The treaty and the organisation aim to end all nuclear explosions – more than 2 000 tests around the world since Nagasaki have left a terrible legacy – and one crucial role is constant monitoring to detect any nuclear tests that may be suspected to have taken place.

This involves incredibly detailed and precise use of all sorts of techniques for looking, listening and sniffing, as the CTBTO puts it – using infra-sound to ‘hear’ rumbling seismic events, for example, and noble gas detection to smell out radioactivity.

So what, you might ask? Why should any African care, coming as we do from a continent free of nuclear weapons - and in our case, from the only country ever to decide to dismantle its nuclear weapons?

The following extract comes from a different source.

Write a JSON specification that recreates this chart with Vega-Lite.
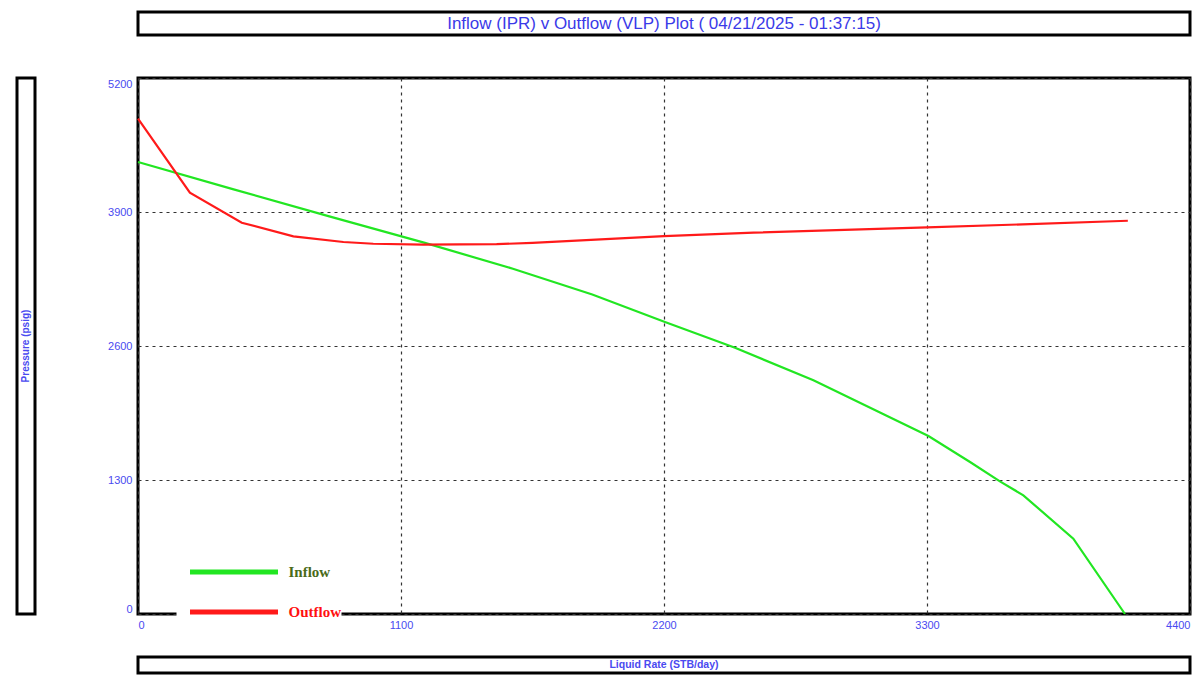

Geopolitical tensions create cold war risk

Because of what’s happening geopolitically right now. Tensions are rising between Russia and the USA, tilting the world back into previously unimaginable ways towards a cold war, with a tit-for-tat rhetoric (as part of which, President Vladimir Putin recently said Russia would be adding 40 intercontinental missiles to its arsenal this year – count ‘em, 40!).

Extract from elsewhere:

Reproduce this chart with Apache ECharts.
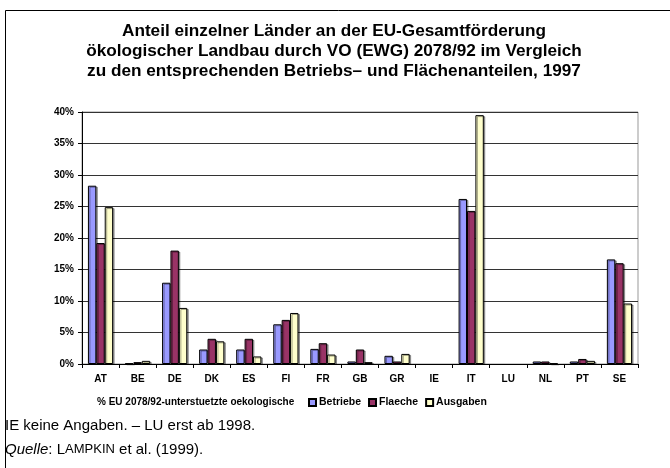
<!DOCTYPE html>
<html>
<head>
<meta charset="utf-8">
<script src="https://cdn.jsdelivr.net/npm/echarts@6/dist/echarts.min.js"></script>
<style>
html,body{margin:0;padding:0;background:#fff;}
#chart{width:670px;height:468px;}
</style>
</head>
<body>
<div id="chart"></div>
<script>
const categories = ['AT','BE','DE','DK','ES','FI','FR','GB','GR','IE','IT','LU','NL','PT','SE'];
const betriebe  = [28.3, 0.1, 12.9, 2.3, 2.3, 6.3, 2.4, 0.4, 1.3, null, 26.2, null, 0.4, 0.4, 16.6];
const flaeche   = [19.2, 0.3, 18.0, 4.0, 4.0, 7.0, 3.3, 2.3, 0.4, null, 24.3, null, 0.4, 0.8, 16.0];
const ausgaben  = [24.9, 0.5, 8.9, 3.6, 1.2, 8.1, 1.5, 0.3, 1.6, null, 39.5, null, 0.1, 0.5, 9.6];
const seriesNames = ['Betriebe','Flaeche','Ausgaben'];
const titleLines = [
  'Anteil einzelner Länder an der EU-Gesamtförderung',
  'ökologischer Landbau durch VO (EWG) 2078/92 im Vergleich',
  'zu den entsprechenden Betriebs– und Flächenanteilen, 1997'
];
const axisTitle = '% EU 2078/92-unterstuetzte oekologische';
const note1 = 'IE keine Angaben. – LU erst ab 1998.';

const FONT = '"Liberation Sans", Arial, sans-serif';
const colors = ['#9999FF','#993366','#FFFFCC'];

const chart = echarts.init(document.getElementById('chart'), null, {renderer:'canvas'});
const barStyle = (c) => ({
  color: c, borderColor: '#000', borderWidth: 1,
  shadowColor: 'rgba(0,0,0,0.35)', shadowOffsetX: 1.5, shadowOffsetY: 1, shadowBlur: 0
});
chart.setOption({
  animation: false,
  backgroundColor: '#fff',
  textStyle: {fontFamily: FONT},
  title: {
    text: titleLines.join('\n'),
    left: 334, top: 21, textAlign: 'center', padding: 0,
    textStyle: {fontFamily: FONT, fontSize: 17.2, fontWeight: 'bold', color: '#000', lineHeight: 20}
  },
  grid: {left: 82, top: 112, right: 32, bottom: 104, show: true, borderColor: '#999', borderWidth: 1, backgroundColor: 'transparent'},
  legend: {
    data: seriesNames,
    left: 308, top: 397, padding: 0,
    itemWidth: 7, itemHeight: 7, itemGap: 7,
    icon: 'rect',
    textStyle: {fontFamily: FONT, fontSize: 10.5, fontWeight: 'bold', color: '#000', padding: [0,0,0,-2]}
  },
  xAxis: {
    type: 'category', data: categories,
    axisLine: {lineStyle: {color: '#000', width: 1}},
    axisTick: {show: true, interval: 0, length: 4, lineStyle: {color: '#000'}},
    axisLabel: {interval: 0, margin: 10, fontFamily: FONT, fontSize: 10, fontWeight: 'bold', color: '#000'}
  },
  yAxis: {
    type: 'value', min: 0, max: 40, interval: 5,
    axisLine: {show: true, lineStyle: {color: '#000', width: 1}},
    axisTick: {show: true, length: 4, lineStyle: {color: '#000'}},
    axisLabel: {formatter: '{value}%', margin: 8, fontFamily: FONT, fontSize: 10, fontWeight: 'bold', color: '#000'},
    splitLine: {lineStyle: {color: '#333', width: 1}}
  },
  series: seriesNames.map((n, i) => ({
    name: n, type: 'bar',
    data: [betriebe, flaeche, ausgaben][i],
    barGap: '0%', barCategoryGap: '32%',
    itemStyle: barStyle(colors[i])
  })),
  graphic: [
    {type: 'rect', left: 3, top: 8, shape: {width: 700, height: 500}, style: {fill: 'none', stroke: '#000', lineWidth: 1}, silent: true},
    {type: 'text', left: 97, top: 397, style: {text: axisTitle, font: 'bold 10px ' + FONT, fill: '#000'}},
    {type: 'text', left: 5, top: 418, style: {text: note1, font: '15px ' + FONT, fill: '#000'}},
    {type: 'text', left: 5, top: 442, style: {
      text: '{i|Quelle}: L{sc|AMPKIN} et al. (1999).',
      font: '15px ' + FONT, fill: '#000',
      rich: {
        i: {fontStyle: 'italic', fontSize: 15, fontFamily: FONT, fill: '#000'},
        sc: {fontSize: 13, fontFamily: FONT, fill: '#000'}
      }
    }}
  ]
});
</script>
</body>
</html>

“Russia’s recent use of nuclear rhetoric, exercises and operations are deeply troubling,” Nato secretary general Jens Stoltenberg told an audience at the Centre for Strategic and International Studies think-tank in May this year.

And of course, there’s always the nuthouse wedged between China and South Korea to consider. North Korea has nuclear weapons and is the only country to have conducted tests in 17 years – at least three and possibly four since 2006, the last of these in 2013.

There are some 17 000 of these things around the world – all terrifyingly powerful. CTBTO executive secretary Dr Lassina Zerbo said, in a session at the conference, that he never really understood the impact of a nuclear explosion till he visited Hiroshima and Nagasaki and spoke to survivors.

But any modern nuclear conflict is likely to cause damage that is orders of magnitude bigger than anything experienced in 1945. The Hiroshima bomb, Little Boy, was 15 kilotons and Fat Man 21. Among the 17 000-odd weapons around the world are individual ones over 900 kt – way over 50 times 15 kt, and capable of delivering damage that human minds are incapable of envisaging.

A study published last year did a sort of possible accounting: Multidecadal global cooling and unprecedented ozone loss following a regional nuclear conflict, Michael Mills et al, Earth’s Future, doi:10.1002/2013EF000205, posited a relatively modest little nuclear war between India and Pakistan (neither of whom are signatories to the CTBT).

Global cooling, you say, ha, there’s our solution to climate change! No, wait a minute, not so fast. Using atmospheric chemistry, ocean dynamics, and other ways of thinking about earth’s systems, the authors figured that “A limited, regional nuclear war between India and Pakistan in which each side detonates 50 15 kt weapons could produce about 5 Tg of black carbon [which would] spread globally, producing a sudden drop in surface temperatures and intense heating of the stratosphere […], global ozone losses of 20%–50% over populated areas, levels unprecedented in human history, would accompany the coldest average surface temperatures in the last 1000 years.

War may trigger a global nuclear famine

"We calculate summer enhancements in UV indices of 30%–80% over midlatitudes, suggesting widespread damage to human health, agriculture, and terrestrial and aquatic ecosystems. Killing frosts would reduce growing seasons by 10–40 days per year for 5 years. Surface temperatures would be reduced for more than 25 years due to thermal inertia and albedo effects in the ocean and expanded sea ice. The combined cooling and enhanced UV would put significant pressures on global food supplies and could trigger a global nuclear famine.”

In other words, the kind of damage that should be on everyone’s agenda. Africa can ill afford the direct effects outlined above – more famine, anyone? – and we can ill afford the global economic consequences that would head our way like a runaway train if this scenario ever plays out.

So yes, we should feel immediate concern and urgency about this. For ourselves, our growth and development and for our children. Bring out the Ban the Bomb posters again!